The word going around is that Joe Biden’s selection as VP beefs up Obama’s foreign policy credentials.  Biden has many years of experience in the Senate and is a long-time member and chair of the Foreign Relations committee.  Part of Biden’s foreign policy stature comes from his much publicized proposal for ending the war in Iraq, passed as a Senate resolution in late 2007 (less than a year ago) as the Biden-Brownback resolution.

As described by Wikipedia, the key tenets of the plan were as follows:

1. Giving Iraq’s major groups a measure of autonomy in their own regions. A central government would be left in charge of interests such as defending the borders and distributing oil revenues.
2. Guaranteeing Sunnis — who have no oil rights — a proportionate share of oil revenue and reintegrating those who have not fought against Coalition forces.
3. Increase, not end, reconstruction assistance but insist that Arab Gulf states fund it and tie it to the creation of a jobs program and to the protection of minority rights.
4. Initiate a diplomatic offensive to enlist the support of the major powers and neighboring countries for a political settlement in Iraq and create an Oversight Contact Group to enforce regional commitments.
5. Begin the phased redeployment of U.S. forces in 2007 and withdraw most of them by 2008, leaving a small follow-on force for security and policing actions.

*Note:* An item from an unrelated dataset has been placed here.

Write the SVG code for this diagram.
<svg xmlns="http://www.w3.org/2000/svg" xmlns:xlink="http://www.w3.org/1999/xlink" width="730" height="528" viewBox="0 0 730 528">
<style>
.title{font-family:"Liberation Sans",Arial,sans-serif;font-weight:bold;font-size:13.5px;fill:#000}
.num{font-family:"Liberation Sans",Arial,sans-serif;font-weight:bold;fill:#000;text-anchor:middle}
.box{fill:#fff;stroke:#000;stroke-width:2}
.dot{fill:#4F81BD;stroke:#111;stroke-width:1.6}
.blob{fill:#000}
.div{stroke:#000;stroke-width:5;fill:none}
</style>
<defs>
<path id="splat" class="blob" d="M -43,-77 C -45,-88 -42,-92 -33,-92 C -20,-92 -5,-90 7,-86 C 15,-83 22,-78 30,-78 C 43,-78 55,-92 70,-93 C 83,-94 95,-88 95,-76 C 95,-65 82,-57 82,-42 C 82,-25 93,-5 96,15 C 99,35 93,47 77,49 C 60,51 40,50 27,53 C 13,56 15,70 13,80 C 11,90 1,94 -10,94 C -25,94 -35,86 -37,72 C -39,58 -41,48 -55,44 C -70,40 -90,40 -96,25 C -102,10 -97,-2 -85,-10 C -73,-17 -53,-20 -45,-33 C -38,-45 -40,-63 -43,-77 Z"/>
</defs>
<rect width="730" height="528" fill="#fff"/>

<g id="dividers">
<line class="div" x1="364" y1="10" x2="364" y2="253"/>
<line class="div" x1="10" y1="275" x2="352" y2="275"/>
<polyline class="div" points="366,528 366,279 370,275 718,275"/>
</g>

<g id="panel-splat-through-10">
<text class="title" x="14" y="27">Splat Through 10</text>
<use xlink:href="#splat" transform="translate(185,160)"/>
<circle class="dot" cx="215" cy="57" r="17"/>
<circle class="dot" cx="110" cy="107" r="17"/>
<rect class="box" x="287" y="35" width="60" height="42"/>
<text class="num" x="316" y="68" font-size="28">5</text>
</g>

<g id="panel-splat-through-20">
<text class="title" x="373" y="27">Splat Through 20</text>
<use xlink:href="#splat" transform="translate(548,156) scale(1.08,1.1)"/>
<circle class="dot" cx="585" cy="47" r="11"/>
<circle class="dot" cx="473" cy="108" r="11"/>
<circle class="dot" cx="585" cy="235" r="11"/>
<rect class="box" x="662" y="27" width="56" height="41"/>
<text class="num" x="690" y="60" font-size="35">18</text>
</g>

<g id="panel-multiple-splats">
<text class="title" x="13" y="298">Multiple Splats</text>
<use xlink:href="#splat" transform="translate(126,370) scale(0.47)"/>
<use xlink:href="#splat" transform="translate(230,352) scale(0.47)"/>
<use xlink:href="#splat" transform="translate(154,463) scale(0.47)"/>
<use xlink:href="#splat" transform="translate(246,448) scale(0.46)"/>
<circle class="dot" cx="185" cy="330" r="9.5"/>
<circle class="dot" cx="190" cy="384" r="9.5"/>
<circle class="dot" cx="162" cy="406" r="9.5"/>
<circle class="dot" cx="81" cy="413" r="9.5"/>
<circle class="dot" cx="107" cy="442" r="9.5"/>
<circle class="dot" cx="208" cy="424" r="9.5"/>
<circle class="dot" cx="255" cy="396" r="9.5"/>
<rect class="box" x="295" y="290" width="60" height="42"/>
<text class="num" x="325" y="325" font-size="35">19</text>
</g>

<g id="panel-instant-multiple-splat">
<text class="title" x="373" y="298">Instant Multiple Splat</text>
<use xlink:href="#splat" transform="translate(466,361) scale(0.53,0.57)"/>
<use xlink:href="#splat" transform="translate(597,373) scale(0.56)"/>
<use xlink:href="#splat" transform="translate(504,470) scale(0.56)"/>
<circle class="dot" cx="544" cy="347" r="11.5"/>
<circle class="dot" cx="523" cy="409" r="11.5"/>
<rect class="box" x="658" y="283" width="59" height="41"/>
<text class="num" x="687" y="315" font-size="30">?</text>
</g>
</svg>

To the extent that Biden’s foreign policy credentials rest on this proposal, we should ask, was his plan any good?  I would argue that it was not.

It isn’t all bad.  Point 2, oil rights, are a pretty broadly supported policy.  Guaranteeing shared benefits of oil profits could be an ameliorating measure that would prevent minorities from feeling like they were being cheated or cut out.  In general, I would expect shared oil rights to help knit the country together and stabilize its politics.

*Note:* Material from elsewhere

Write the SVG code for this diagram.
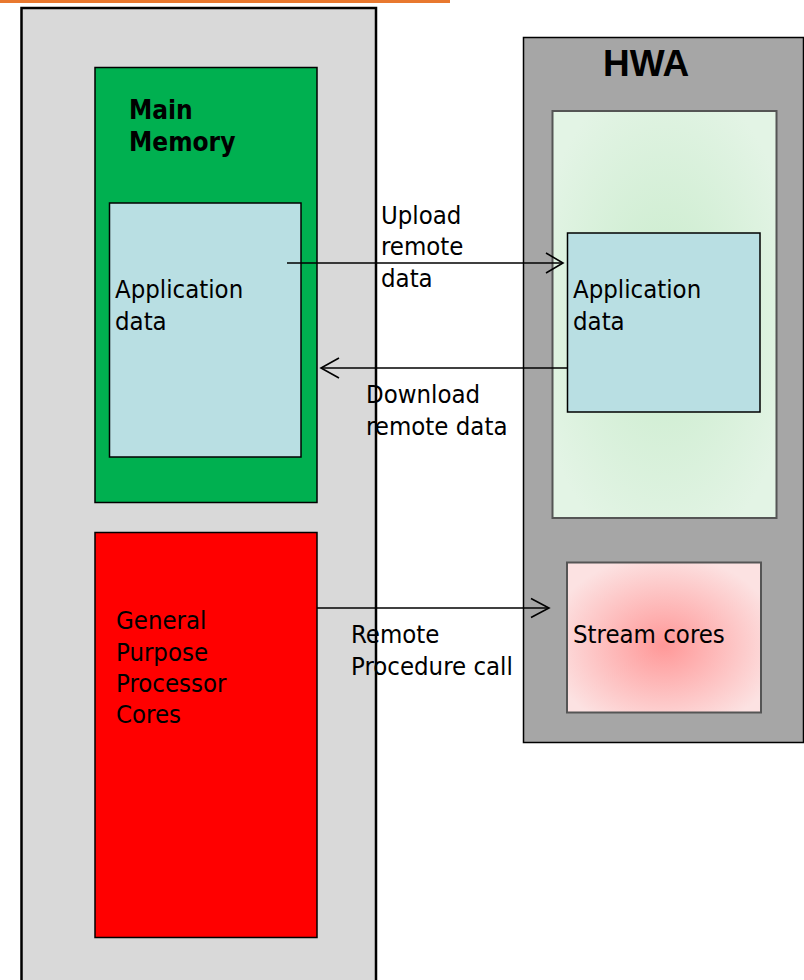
<svg xmlns="http://www.w3.org/2000/svg" width="804" height="980" viewBox="0 0 804 980">
<style>
.t{font-family:"DejaVu Sans Condensed","DejaVu Sans",sans-serif;font-size:25.5px;fill:#000}
.b{font-family:"DejaVu Sans Condensed","DejaVu Sans",sans-serif;font-size:26px;font-weight:bold;fill:#000}
.conn line,.conn polyline{stroke:#000;stroke-width:1.6;fill:none}
</style>
<defs>
<radialGradient id="gg" cx="0.5" cy="0.5" r="0.6">
<stop offset="0" stop-color="#C8EBCB"/>
<stop offset="1" stop-color="#E3F4E5"/>
</radialGradient>
<radialGradient id="rg" cx="0.5" cy="0.55" r="0.6">
<stop offset="0" stop-color="#FF9898"/>
<stop offset="1" stop-color="#FCE2E2"/>
</radialGradient>
</defs>
<rect x="0" y="0" width="804" height="980" fill="#FFFFFF"/>
<rect x="0" y="0" width="450" height="3" fill="#E8782F"/>
<g id="host">
<rect x="21.5" y="8" width="354.5" height="990" fill="#D9D9D9" stroke="#000" stroke-width="2.5"/>
</g>
<g id="main-memory">
<rect x="95" y="67.5" width="222" height="435" fill="#00B050" stroke="#000" stroke-width="1.5"/>
<text class="b" x="129" y="119">Main</text>
<text class="b" x="129" y="151">Memory</text>
</g>
<g id="app-data-left">
<rect x="109.5" y="203" width="191.5" height="254" fill="#B9DFE3" stroke="#000" stroke-width="1.5"/>
<text class="t" x="115" y="298">Application</text>
<text class="t" x="115" y="330">data</text>
</g>
<g id="gpp-cores">
<rect x="95" y="532.5" width="222" height="405" fill="#FF0000" stroke="#000" stroke-width="1.5"/>
<text class="t" x="116" y="629">General</text>
<text class="t" x="116" y="661">Purpose</text>
<text class="t" x="116" y="692">Processor</text>
<text class="t" x="116" y="723">Cores</text>
</g>
<g id="hwa">
<rect x="523.5" y="37.5" width="280" height="705" fill="#A6A6A6" stroke="#000" stroke-width="1.5"/>
<text style="font-family:'Liberation Sans',Arial,sans-serif;font-weight:bold;font-size:37px" x="603" y="76">HWA</text>
</g>
<g id="hwa-memory">
<rect x="552.5" y="111" width="224" height="407" fill="url(#gg)" stroke="#555" stroke-width="2"/>
</g>
<g id="app-data-right">
<rect x="567.5" y="233" width="192.5" height="179" fill="#B9DFE3" stroke="#000" stroke-width="1.5"/>
<text class="t" x="573" y="298">Application</text>
<text class="t" x="573" y="330">data</text>
</g>
<g id="stream-cores">
<rect x="567" y="562.5" width="194" height="150" fill="url(#rg)" stroke="#555" stroke-width="2"/>
<text class="t" x="573" y="643">Stream cores</text>
</g>
<g class="conn" id="connectors">
<line x1="287" y1="263" x2="563" y2="263"/>
<polyline points="546,253 563,263 546,273"/>
<line x1="567" y1="368" x2="321" y2="368"/>
<polyline points="339,358 321,368 339,378"/>
<line x1="317" y1="608" x2="549" y2="608"/>
<polyline points="531,598.5 549,608 531,617.5"/>
</g>
<g id="labels">
<text class="t" x="381" y="224">Upload</text>
<text class="t" x="381" y="255">remote</text>
<text class="t" x="381" y="287">data</text>
<text class="t" x="366" y="403">Download</text>
<text class="t" x="366" y="435">remote data</text>
<text class="t" x="351" y="643">Remote</text>
<text class="t" x="351" y="675">Procedure call</text>
</g>
</svg>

Other parts are fluff or nonsense.  How exactly did Biden intend to force Iraq’s neighbors to pay for its reconstruction (point 3)?  Having someone else pay for your stuff is a great idea, but of course someone else had that idea too.  And as for the “diplomatic offensive” (point 4), I say go for it, whatever.  Let’s just not make that the linchpin of our plan to halt civil war in Iraq.

Which brings us to the first adventurous part of Biden-Brownback: the plan to partition Iraq into autonomous zones (point 1).  I am at first tempted to group this in with the fluff; the idea that we could have imposed such a drastic and wildly unpopular measure on Iraq’s democratically elected government as late as September of 2007, is breathtakingly audacious.  It would have been daring enough to have tried to force this on Iraq in May of 2006 (when Biden first proposed it), by which time the Iraqi Constitution had already been written, and the Iraqi National Assembly selected in general elections.

But since we are evaluating the plan on its merits, it is worth at least mentioning how potentially disastrous this measure could have been.  In the short run, plans to divide the country would have intensified ethnic cleansing, as militants struggled to make sure they were on the right sign of demographic fault lines.  Where shared oil revenues would help knit the country together, partions would have cemented ethnic loyalties, the main source of the nascent civil war.  And in the long run it would have risked creating the sort of fractious, quasi-genocidal conflicts that have plagued the Balkans for the last few decades.  But this time there would be no NATO to intervene.

Because the key point of the plan was troop withdrawals (point 5).  At the height of a violent ethnic conflict that had paralyzed the Iraqi government, Biden proposed to remove the troops that propped that government in place.  This was the most significant, and the most egregious, part of Biden’s proposal.  Biden sold his plan as a “third way” between withdrawal and “staying the course”.  It was not a third way; it was withdrawal, candy-coated.

Biden meant his proposal to be, I think, a dry-eyed and uncompromising last ditch effort in Iraq.  But his plan was flawed by simultaneous recklessness and timidity.  From where we stand now, it seems that the policies followed by our government (the surge, building up the Iraqi military, local alliances with Sunnis) were successful.  Biden’s wildly different proposal would likely have had disastrously worse results.

UPDATE: For another take on the “partition” part of Joe Biden’s plan, see Dave Kopel’s related article, defending Biden from some of the charges against him.

Kopel says that the 2007 Biden-Brownback resolution advocated a weaker version of autonomy than Biden’s original 2006 proposal, and was not a proposal for all-out partition.  This seems to be an argument about degree.  To the extent that his plan advocated meaningful autonomy, it would have facilitated instability.  But if Biden was proposing only very weak and non-meaningful partition, it is unclear what positive benefit autonomy could have delivered.